→ TASK INPUTS:
=-=-=

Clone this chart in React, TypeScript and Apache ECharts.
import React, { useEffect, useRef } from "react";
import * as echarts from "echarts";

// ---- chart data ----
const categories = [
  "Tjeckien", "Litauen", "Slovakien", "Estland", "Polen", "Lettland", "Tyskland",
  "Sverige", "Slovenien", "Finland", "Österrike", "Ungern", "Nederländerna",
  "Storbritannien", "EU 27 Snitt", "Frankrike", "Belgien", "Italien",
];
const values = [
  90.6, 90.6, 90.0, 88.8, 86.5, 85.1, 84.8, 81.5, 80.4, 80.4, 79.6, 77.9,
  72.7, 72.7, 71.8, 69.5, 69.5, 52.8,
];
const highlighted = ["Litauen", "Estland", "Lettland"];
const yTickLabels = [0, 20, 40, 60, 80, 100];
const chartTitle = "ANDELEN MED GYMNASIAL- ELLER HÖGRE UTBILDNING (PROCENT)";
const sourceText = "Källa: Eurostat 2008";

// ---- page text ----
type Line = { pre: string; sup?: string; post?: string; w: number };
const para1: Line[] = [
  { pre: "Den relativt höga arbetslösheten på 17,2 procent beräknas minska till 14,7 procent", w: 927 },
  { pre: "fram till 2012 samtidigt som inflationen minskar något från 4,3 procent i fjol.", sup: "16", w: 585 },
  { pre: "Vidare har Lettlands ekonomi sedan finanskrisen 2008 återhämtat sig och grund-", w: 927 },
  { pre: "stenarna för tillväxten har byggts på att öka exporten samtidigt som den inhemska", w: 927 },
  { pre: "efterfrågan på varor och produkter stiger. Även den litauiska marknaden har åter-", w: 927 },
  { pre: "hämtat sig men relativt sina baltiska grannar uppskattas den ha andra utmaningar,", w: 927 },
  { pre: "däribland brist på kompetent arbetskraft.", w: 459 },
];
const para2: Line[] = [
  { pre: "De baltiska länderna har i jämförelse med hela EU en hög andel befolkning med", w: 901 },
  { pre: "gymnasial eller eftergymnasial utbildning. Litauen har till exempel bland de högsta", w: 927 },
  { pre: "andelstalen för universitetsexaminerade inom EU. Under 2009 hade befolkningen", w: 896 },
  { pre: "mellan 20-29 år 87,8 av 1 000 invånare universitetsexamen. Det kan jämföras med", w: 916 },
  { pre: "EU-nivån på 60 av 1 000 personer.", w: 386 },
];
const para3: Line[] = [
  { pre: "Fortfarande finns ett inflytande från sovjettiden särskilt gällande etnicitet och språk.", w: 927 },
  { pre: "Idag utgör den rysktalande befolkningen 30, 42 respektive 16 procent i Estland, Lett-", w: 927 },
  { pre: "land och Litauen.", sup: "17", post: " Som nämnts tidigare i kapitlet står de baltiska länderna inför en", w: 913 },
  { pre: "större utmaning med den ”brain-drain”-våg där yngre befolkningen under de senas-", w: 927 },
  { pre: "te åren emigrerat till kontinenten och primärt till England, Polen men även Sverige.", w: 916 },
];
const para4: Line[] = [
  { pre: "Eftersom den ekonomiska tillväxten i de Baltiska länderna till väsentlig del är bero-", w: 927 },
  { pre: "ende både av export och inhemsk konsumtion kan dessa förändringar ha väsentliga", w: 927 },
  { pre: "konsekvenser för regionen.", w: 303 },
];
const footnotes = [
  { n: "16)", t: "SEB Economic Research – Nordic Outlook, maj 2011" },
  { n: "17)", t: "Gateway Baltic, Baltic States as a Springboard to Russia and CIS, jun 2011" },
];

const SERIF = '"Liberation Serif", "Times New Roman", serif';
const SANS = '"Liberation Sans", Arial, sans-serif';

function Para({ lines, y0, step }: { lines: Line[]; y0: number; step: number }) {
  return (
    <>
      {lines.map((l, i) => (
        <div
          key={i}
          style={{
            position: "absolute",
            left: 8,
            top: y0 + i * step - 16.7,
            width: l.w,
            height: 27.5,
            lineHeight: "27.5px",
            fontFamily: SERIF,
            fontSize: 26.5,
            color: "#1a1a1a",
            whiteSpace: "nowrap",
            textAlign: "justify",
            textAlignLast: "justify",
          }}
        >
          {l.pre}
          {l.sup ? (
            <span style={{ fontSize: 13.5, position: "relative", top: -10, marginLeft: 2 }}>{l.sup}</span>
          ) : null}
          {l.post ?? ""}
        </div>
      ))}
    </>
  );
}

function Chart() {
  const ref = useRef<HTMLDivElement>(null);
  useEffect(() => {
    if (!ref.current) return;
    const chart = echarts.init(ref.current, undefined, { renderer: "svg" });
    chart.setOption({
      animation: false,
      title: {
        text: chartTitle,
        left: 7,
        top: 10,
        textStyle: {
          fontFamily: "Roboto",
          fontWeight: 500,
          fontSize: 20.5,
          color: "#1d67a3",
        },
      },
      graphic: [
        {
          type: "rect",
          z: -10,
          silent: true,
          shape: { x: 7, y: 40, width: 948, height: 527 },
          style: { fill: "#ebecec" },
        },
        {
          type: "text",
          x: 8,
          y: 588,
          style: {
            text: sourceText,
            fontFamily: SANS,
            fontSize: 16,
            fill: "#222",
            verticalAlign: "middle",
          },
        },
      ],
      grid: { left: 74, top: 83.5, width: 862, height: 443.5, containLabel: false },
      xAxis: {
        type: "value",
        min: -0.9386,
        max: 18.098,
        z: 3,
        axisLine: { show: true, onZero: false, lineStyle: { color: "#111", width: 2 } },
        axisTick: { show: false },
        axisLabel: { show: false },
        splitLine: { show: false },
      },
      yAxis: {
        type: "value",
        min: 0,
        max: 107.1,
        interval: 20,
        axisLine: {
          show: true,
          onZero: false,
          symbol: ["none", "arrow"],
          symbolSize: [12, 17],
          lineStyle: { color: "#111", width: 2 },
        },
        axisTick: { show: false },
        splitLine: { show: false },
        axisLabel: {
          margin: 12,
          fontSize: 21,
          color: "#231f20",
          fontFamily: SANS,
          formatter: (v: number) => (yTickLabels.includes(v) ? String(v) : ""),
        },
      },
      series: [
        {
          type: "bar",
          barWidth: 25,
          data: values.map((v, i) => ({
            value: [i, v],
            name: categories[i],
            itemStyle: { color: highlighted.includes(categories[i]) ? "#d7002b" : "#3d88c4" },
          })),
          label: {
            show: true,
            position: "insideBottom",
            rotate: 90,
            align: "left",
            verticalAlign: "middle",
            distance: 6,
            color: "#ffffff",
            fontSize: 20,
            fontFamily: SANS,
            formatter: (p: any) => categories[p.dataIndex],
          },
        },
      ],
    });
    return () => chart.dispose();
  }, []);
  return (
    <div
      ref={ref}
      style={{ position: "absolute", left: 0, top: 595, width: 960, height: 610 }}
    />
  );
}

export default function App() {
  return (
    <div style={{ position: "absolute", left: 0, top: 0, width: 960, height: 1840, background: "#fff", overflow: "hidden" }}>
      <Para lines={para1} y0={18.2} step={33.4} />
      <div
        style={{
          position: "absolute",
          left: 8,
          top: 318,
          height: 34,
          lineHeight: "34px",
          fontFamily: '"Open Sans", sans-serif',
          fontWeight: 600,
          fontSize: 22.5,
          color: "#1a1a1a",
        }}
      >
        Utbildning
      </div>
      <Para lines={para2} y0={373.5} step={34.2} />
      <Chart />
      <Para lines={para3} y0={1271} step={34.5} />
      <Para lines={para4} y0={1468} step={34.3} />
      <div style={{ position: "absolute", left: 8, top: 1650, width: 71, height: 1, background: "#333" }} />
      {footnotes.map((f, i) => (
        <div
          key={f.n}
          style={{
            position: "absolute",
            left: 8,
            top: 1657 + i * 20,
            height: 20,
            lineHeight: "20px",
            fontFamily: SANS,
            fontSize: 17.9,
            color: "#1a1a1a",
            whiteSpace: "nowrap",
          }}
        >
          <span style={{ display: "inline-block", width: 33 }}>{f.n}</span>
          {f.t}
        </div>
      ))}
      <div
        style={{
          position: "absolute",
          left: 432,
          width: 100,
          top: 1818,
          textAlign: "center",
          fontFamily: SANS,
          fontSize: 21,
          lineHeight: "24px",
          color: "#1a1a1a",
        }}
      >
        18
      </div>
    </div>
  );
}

=-=-=

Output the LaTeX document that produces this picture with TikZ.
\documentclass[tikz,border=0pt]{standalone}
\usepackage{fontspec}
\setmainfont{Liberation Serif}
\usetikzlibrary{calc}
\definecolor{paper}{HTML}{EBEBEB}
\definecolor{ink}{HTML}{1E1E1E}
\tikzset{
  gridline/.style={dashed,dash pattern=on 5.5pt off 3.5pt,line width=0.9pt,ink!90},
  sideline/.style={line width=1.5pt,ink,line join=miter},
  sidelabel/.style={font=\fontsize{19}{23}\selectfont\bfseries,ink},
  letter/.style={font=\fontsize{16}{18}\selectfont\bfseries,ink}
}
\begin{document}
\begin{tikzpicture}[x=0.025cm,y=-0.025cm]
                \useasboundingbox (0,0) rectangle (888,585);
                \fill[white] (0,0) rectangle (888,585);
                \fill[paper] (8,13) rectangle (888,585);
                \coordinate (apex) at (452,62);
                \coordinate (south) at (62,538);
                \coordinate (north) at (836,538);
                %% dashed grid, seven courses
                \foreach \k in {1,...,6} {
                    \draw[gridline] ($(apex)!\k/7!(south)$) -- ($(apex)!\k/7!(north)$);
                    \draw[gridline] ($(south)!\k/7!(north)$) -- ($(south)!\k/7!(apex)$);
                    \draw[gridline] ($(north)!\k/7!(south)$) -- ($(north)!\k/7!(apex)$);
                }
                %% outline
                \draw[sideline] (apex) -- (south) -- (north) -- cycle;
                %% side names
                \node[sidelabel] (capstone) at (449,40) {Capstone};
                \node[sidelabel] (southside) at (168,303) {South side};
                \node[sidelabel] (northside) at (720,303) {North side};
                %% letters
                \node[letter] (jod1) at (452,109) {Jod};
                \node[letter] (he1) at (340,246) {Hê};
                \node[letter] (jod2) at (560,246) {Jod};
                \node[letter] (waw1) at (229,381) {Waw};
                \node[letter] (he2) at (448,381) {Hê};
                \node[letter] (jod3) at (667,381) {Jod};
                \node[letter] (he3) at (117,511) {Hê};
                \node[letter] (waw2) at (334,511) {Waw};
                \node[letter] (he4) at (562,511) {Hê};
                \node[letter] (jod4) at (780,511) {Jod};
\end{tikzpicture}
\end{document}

=-=-=

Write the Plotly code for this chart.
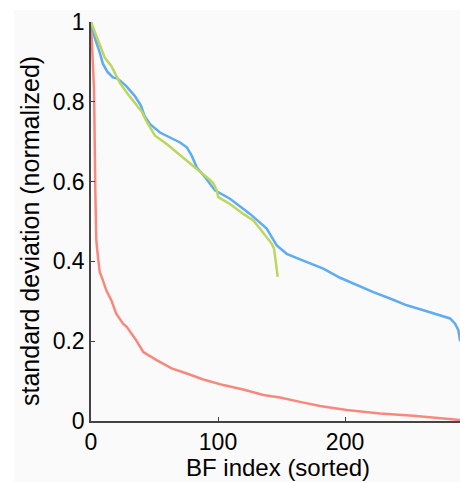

=-=-=

→ WHAT TO PRODUCE:
Transcribe each line of the data above, unaltered, from the one where "Clone this chart" appears to the one where "import * as" appears, inclusive of both.

→ FULL ANSWER:
Clone this chart in React, TypeScript and Apache ECharts.
import React, { useEffect, useRef } from "react";
import * as echarts from "echarts";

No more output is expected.